Records with drawing code:
------------------------

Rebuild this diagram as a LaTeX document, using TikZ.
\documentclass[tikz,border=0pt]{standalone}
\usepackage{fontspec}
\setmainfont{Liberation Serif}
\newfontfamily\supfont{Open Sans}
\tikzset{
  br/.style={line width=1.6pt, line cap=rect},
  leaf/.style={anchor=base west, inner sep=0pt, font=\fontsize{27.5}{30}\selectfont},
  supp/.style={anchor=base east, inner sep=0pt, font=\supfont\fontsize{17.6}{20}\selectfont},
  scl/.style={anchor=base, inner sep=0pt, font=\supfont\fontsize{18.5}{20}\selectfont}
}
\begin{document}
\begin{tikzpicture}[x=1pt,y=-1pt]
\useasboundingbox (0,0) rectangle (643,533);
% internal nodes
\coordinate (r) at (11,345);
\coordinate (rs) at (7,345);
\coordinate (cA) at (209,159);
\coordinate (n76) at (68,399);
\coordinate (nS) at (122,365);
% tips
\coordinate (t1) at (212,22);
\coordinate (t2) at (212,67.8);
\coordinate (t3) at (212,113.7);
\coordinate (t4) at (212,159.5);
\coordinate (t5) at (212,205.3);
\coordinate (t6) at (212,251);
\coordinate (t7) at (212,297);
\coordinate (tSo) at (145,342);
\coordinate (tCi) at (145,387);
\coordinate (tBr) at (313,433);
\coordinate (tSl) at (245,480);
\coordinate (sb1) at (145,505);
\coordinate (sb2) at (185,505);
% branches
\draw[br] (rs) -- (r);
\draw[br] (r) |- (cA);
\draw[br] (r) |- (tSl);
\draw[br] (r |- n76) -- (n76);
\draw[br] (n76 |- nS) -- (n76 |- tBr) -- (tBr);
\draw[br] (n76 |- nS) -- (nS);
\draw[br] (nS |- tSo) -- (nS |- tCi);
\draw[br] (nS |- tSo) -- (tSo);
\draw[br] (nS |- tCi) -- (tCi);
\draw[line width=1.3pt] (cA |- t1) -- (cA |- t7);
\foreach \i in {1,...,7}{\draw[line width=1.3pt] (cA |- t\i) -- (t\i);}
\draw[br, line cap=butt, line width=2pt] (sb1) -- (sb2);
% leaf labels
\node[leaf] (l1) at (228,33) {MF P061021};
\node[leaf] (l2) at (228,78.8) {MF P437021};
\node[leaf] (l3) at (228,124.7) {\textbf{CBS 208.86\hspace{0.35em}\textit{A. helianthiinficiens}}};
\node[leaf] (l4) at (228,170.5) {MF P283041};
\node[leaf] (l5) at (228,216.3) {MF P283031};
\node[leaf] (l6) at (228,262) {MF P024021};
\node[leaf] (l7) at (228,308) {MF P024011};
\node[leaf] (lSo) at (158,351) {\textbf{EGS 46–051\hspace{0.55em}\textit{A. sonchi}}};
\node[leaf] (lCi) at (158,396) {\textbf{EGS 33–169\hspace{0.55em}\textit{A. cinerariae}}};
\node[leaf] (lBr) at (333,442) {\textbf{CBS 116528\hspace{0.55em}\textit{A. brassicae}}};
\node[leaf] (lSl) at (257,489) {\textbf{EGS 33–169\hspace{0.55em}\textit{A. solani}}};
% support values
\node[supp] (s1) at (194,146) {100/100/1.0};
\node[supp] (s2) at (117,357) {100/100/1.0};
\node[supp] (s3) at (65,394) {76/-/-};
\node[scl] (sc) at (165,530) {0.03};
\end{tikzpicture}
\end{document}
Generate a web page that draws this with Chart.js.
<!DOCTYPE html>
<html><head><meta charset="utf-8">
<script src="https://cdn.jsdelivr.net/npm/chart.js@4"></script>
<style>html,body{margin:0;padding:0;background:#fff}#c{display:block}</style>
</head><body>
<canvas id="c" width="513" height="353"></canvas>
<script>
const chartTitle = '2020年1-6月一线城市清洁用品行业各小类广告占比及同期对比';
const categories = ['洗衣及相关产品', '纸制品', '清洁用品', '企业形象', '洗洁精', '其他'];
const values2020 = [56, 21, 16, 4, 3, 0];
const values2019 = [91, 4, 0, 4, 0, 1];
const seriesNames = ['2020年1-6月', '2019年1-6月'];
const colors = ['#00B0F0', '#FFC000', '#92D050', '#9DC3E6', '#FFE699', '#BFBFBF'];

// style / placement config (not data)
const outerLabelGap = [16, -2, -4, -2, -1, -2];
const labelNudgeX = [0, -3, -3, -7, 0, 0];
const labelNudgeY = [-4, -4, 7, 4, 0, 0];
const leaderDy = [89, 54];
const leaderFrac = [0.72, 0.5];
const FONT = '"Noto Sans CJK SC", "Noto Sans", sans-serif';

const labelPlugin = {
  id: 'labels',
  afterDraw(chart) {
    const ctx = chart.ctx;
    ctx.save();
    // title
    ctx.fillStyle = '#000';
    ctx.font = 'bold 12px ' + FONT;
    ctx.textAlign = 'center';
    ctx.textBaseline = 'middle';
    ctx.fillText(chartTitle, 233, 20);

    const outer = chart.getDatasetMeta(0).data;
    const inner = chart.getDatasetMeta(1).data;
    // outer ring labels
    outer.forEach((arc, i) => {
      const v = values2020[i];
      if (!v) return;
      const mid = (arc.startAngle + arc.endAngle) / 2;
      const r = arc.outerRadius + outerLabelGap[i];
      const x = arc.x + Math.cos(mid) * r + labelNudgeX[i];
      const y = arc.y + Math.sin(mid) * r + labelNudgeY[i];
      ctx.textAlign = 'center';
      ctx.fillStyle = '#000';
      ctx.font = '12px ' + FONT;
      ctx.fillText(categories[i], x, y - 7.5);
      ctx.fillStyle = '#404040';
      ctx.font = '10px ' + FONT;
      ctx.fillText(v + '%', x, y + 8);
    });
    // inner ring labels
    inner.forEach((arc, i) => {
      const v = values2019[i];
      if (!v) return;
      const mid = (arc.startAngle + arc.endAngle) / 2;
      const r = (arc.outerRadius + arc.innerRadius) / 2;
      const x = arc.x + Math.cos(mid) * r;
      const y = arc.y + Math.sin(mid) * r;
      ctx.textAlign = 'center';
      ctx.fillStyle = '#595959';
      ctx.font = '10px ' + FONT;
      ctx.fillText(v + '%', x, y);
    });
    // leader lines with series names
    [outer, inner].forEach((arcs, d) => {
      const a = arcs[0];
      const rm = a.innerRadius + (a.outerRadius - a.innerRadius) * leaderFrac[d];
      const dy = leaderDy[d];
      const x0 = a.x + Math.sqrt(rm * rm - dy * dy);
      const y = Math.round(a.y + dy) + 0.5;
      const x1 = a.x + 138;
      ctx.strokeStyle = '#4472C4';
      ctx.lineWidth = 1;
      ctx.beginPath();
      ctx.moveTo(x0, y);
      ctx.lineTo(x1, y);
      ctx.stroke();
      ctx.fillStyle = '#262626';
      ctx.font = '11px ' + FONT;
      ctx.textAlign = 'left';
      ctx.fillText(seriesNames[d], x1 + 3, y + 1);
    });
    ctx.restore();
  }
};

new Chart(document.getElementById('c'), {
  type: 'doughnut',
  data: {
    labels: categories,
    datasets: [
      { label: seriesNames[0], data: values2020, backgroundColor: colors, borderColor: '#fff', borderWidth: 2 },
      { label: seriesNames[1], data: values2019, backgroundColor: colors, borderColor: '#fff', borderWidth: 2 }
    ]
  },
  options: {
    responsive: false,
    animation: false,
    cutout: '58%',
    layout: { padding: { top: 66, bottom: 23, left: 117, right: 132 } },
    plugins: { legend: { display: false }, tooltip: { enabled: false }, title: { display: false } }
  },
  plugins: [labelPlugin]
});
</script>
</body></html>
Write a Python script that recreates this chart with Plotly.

------------------------

• PROBLEM DESCRIPTION:
The records above must be output exactly, in full.

• WRITTEN RESPONSE:
Rebuild this diagram as a LaTeX document, using TikZ.
\documentclass[tikz,border=0pt]{standalone}
\usepackage{fontspec}
\setmainfont{Liberation Serif}
\newfontfamily\supfont{Open Sans}
\tikzset{
  br/.style={line width=1.6pt, line cap=rect},
  leaf/.style={anchor=base west, inner sep=0pt, font=\fontsize{27.5}{30}\selectfont},
  supp/.style={anchor=base east, inner sep=0pt, font=\supfont\fontsize{17.6}{20}\selectfont},
  scl/.style={anchor=base, inner sep=0pt, font=\supfont\fontsize{18.5}{20}\selectfont}
}
\begin{document}
\begin{tikzpicture}[x=1pt,y=-1pt]
\useasboundingbox (0,0) rectangle (643,533);
% internal nodes
\coordinate (r) at (11,345);
\coordinate (rs) at (7,345);
\coordinate (cA) at (209,159);
\coordinate (n76) at (68,399);
\coordinate (nS) at (122,365);
% tips
\coordinate (t1) at (212,22);
\coordinate (t2) at (212,67.8);
\coordinate (t3) at (212,113.7);
\coordinate (t4) at (212,159.5);
\coordinate (t5) at (212,205.3);
\coordinate (t6) at (212,251);
\coordinate (t7) at (212,297);
\coordinate (tSo) at (145,342);
\coordinate (tCi) at (145,387);
\coordinate (tBr) at (313,433);
\coordinate (tSl) at (245,480);
\coordinate (sb1) at (145,505);
\coordinate (sb2) at (185,505);
% branches
\draw[br] (rs) -- (r);
\draw[br] (r) |- (cA);
\draw[br] (r) |- (tSl);
\draw[br] (r |- n76) -- (n76);
\draw[br] (n76 |- nS) -- (n76 |- tBr) -- (tBr);
\draw[br] (n76 |- nS) -- (nS);
\draw[br] (nS |- tSo) -- (nS |- tCi);
\draw[br] (nS |- tSo) -- (tSo);
\draw[br] (nS |- tCi) -- (tCi);
\draw[line width=1.3pt] (cA |- t1) -- (cA |- t7);
\foreach \i in {1,...,7}{\draw[line width=1.3pt] (cA |- t\i) -- (t\i);}
\draw[br, line cap=butt, line width=2pt] (sb1) -- (sb2);
% leaf labels
\node[leaf] (l1) at (228,33) {MF P061021};
\node[leaf] (l2) at (228,78.8) {MF P437021};
\node[leaf] (l3) at (228,124.7) {\textbf{CBS 208.86\hspace{0.35em}\textit{A. helianthiinficiens}}};
\node[leaf] (l4) at (228,170.5) {MF P283041};
\node[leaf] (l5) at (228,216.3) {MF P283031};
\node[leaf] (l6) at (228,262) {MF P024021};
\node[leaf] (l7) at (228,308) {MF P024011};
\node[leaf] (lSo) at (158,351) {\textbf{EGS 46–051\hspace{0.55em}\textit{A. sonchi}}};
\node[leaf] (lCi) at (158,396) {\textbf{EGS 33–169\hspace{0.55em}\textit{A. cinerariae}}};
\node[leaf] (lBr) at (333,442) {\textbf{CBS 116528\hspace{0.55em}\textit{A. brassicae}}};
\node[leaf] (lSl) at (257,489) {\textbf{EGS 33–169\hspace{0.55em}\textit{A. solani}}};
% support values
\node[supp] (s1) at (194,146) {100/100/1.0};
\node[supp] (s2) at (117,357) {100/100/1.0};
\node[supp] (s3) at (65,394) {76/-/-};
\node[scl] (sc) at (165,530) {0.03};
\end{tikzpicture}
\end{document}
Generate a web page that draws this with Chart.js.
<!DOCTYPE html>
<html><head><meta charset="utf-8">
<script src="https://cdn.jsdelivr.net/npm/chart.js@4"></script>
<style>html,body{margin:0;padding:0;background:#fff}#c{display:block}</style>
</head><body>
<canvas id="c" width="513" height="353"></canvas>
<script>
const chartTitle = '2020年1-6月一线城市清洁用品行业各小类广告占比及同期对比';
const categories = ['洗衣及相关产品', '纸制品', '清洁用品', '企业形象', '洗洁精', '其他'];
const values2020 = [56, 21, 16, 4, 3, 0];
const values2019 = [91, 4, 0, 4, 0, 1];
const seriesNames = ['2020年1-6月', '2019年1-6月'];
const colors = ['#00B0F0', '#FFC000', '#92D050', '#9DC3E6', '#FFE699', '#BFBFBF'];

// style / placement config (not data)
const outerLabelGap = [16, -2, -4, -2, -1, -2];
const labelNudgeX = [0, -3, -3, -7, 0, 0];
const labelNudgeY = [-4, -4, 7, 4, 0, 0];
const leaderDy = [89, 54];
const leaderFrac = [0.72, 0.5];
const FONT = '"Noto Sans CJK SC", "Noto Sans", sans-serif';

const labelPlugin = {
  id: 'labels',
  afterDraw(chart) {
    const ctx = chart.ctx;
    ctx.save();
    // title
    ctx.fillStyle = '#000';
    ctx.font = 'bold 12px ' + FONT;
    ctx.textAlign = 'center';
    ctx.textBaseline = 'middle';
    ctx.fillText(chartTitle, 233, 20);

    const outer = chart.getDatasetMeta(0).data;
    const inner = chart.getDatasetMeta(1).data;
    // outer ring labels
    outer.forEach((arc, i) => {
      const v = values2020[i];
      if (!v) return;
      const mid = (arc.startAngle + arc.endAngle) / 2;
      const r = arc.outerRadius + outerLabelGap[i];
      const x = arc.x + Math.cos(mid) * r + labelNudgeX[i];
      const y = arc.y + Math.sin(mid) * r + labelNudgeY[i];
      ctx.textAlign = 'center';
      ctx.fillStyle = '#000';
      ctx.font = '12px ' + FONT;
      ctx.fillText(categories[i], x, y - 7.5);
      ctx.fillStyle = '#404040';
      ctx.font = '10px ' + FONT;
      ctx.fillText(v + '%', x, y + 8);
    });
    // inner ring labels
    inner.forEach((arc, i) => {
      const v = values2019[i];
      if (!v) return;
      const mid = (arc.startAngle + arc.endAngle) / 2;
      const r = (arc.outerRadius + arc.innerRadius) / 2;
      const x = arc.x + Math.cos(mid) * r;
      const y = arc.y + Math.sin(mid) * r;
      ctx.textAlign = 'center';
      ctx.fillStyle = '#595959';
      ctx.font = '10px ' + FONT;
      ctx.fillText(v + '%', x, y);
    });
    // leader lines with series names
    [outer, inner].forEach((arcs, d) => {
      const a = arcs[0];
      const rm = a.innerRadius + (a.outerRadius - a.innerRadius) * leaderFrac[d];
      const dy = leaderDy[d];
      const x0 = a.x + Math.sqrt(rm * rm - dy * dy);
      const y = Math.round(a.y + dy) + 0.5;
      const x1 = a.x + 138;
      ctx.strokeStyle = '#4472C4';
      ctx.lineWidth = 1;
      ctx.beginPath();
      ctx.moveTo(x0, y);
      ctx.lineTo(x1, y);
      ctx.stroke();
      ctx.fillStyle = '#262626';
      ctx.font = '11px ' + FONT;
      ctx.textAlign = 'left';
      ctx.fillText(seriesNames[d], x1 + 3, y + 1);
    });
    ctx.restore();
  }
};

new Chart(document.getElementById('c'), {
  type: 'doughnut',
  data: {
    labels: categories,
    datasets: [
      { label: seriesNames[0], data: values2020, backgroundColor: colors, borderColor: '#fff', borderWidth: 2 },
      { label: seriesNames[1], data: values2019, backgroundColor: colors, borderColor: '#fff', borderWidth: 2 }
    ]
  },
  options: {
    responsive: false,
    animation: false,
    cutout: '58%',
    layout: { padding: { top: 66, bottom: 23, left: 117, right: 132 } },
    plugins: { legend: { display: false }, tooltip: { enabled: false }, title: { display: false } }
  },
  plugins: [labelPlugin]
});
</script>
</body></html>
Write a Python script that recreates this chart with Plotly.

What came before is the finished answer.